### GIVEN EXERCISE
Lines containing the word "React" are to be counted; state their number and nothing further.
===== DATA BLOCK
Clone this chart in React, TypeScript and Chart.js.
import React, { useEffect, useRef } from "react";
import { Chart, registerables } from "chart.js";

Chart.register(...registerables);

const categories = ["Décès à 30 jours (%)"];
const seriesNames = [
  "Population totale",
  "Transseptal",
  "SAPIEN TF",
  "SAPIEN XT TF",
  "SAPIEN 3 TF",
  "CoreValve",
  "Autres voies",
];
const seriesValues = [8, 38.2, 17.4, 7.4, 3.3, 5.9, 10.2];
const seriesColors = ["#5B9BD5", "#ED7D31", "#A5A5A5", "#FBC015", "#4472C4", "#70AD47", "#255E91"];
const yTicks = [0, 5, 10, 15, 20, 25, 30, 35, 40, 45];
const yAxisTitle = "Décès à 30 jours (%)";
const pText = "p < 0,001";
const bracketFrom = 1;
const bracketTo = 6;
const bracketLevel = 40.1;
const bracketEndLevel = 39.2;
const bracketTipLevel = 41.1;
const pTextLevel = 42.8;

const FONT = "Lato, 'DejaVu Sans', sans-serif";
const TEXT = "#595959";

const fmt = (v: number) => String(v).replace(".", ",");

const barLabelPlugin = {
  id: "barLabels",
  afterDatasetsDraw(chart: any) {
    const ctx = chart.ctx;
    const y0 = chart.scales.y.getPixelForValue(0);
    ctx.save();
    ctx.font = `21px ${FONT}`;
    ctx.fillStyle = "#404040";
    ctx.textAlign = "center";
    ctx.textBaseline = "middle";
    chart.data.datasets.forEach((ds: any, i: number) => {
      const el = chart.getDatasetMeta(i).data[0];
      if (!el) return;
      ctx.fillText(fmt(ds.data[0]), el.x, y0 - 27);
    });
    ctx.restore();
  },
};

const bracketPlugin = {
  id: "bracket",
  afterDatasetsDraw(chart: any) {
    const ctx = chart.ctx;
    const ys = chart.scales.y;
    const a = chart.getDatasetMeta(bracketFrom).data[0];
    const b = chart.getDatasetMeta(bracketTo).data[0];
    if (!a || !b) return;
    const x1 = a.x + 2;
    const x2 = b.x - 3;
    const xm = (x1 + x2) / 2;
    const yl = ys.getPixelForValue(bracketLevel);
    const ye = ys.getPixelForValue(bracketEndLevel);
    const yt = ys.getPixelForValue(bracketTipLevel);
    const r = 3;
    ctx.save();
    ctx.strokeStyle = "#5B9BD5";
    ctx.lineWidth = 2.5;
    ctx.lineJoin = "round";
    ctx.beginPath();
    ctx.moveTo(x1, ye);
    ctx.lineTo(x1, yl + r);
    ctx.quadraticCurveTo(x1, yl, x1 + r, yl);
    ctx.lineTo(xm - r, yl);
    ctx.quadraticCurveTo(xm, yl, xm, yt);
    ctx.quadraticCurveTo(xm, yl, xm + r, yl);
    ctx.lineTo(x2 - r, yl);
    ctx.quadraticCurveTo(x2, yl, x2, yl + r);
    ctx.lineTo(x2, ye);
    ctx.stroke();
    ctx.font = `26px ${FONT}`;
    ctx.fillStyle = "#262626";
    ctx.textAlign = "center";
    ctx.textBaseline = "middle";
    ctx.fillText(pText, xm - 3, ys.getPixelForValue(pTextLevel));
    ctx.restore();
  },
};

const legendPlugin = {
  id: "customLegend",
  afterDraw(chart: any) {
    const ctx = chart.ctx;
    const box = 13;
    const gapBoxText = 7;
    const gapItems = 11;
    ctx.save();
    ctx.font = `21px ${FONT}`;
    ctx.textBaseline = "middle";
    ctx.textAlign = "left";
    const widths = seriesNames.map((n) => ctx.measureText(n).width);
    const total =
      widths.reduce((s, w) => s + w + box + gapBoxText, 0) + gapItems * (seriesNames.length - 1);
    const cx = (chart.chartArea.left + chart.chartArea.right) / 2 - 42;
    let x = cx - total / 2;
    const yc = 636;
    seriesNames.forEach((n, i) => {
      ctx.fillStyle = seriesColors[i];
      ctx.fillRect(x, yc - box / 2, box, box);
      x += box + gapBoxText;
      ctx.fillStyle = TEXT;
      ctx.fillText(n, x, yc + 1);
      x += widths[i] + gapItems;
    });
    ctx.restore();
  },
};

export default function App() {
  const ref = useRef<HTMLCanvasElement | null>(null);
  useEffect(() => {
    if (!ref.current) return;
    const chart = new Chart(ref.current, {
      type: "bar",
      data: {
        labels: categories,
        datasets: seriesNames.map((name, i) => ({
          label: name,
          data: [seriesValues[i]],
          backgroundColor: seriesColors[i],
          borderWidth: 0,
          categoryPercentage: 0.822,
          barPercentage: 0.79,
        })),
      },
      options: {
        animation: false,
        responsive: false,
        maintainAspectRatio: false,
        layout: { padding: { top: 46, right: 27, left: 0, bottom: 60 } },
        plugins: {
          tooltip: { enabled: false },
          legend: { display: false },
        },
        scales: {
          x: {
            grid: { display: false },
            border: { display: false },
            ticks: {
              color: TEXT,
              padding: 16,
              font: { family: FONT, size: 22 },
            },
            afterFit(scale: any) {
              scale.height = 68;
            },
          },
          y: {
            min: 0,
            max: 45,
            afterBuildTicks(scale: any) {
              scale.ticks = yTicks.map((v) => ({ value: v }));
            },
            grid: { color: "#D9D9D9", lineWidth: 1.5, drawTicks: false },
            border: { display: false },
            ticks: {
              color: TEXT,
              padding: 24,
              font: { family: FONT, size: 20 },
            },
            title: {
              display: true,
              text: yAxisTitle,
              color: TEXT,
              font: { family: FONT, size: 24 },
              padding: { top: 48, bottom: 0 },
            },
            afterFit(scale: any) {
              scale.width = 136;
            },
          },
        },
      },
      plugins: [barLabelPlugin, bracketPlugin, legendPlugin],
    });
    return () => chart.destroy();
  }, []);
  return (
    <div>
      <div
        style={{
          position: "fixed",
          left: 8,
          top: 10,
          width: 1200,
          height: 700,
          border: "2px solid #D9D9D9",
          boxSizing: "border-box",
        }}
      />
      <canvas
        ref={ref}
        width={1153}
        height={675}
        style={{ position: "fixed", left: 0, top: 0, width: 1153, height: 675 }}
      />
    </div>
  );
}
==========
### WRITTEN RESPONSE
2